Relief agencies began sending aid to Tonga on Monday (January 13) as low-lying islands in the South Pacific archipelago were battered by a strong cyclone at the weekend.

Early reports from emergency workers said that category five Cyclone Ian and its associated hurricane-force winds had caused significant damage to islands in the north.

TV 3 New Zealand reported that as damage assessments continue the government is concerned about the number of people without homes.

"Presumably it will be in the thousands, so hopefully what we are able do today is just to ease some of the pressures on the people," said government spokesperson, Lord Tuivakano.

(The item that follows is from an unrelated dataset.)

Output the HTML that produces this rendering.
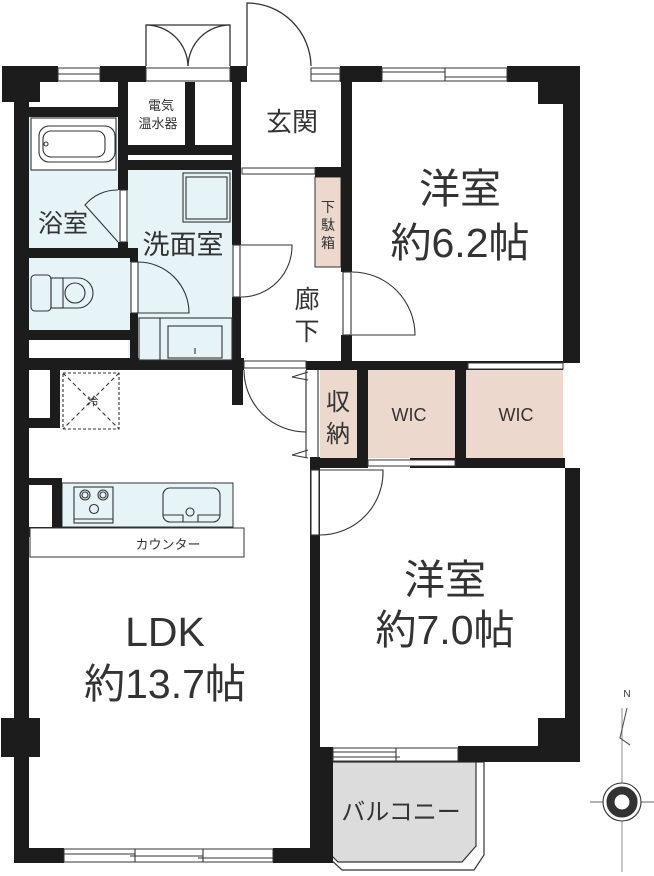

The local hospital has difficulty treating injured people as most of the emergency medical supplies have been damaged and there is no power or running water.

There were communication problems with 80 percent of the worst-hit Ha'apai island group, including Lifuka, which bore the brunt of the storm but mobile phone reception is slowly being restored.

About 8,000 people live in the Ha'apai islands, which are about 1,630 miles northeast of the New Zealand capital, Wellington.

Two Tongan navy patrol boats were on their way to the Ha'apai Islands group with emergency shelter supplies and road clearing equipment. The Red Cross has sent a chartered flight with health, power and telecommunications experts.

The United Nations' Office for the Coordination of Humanitarian Affairs said a mapping specialist was due to arrive in the islands on Monday to assess its response.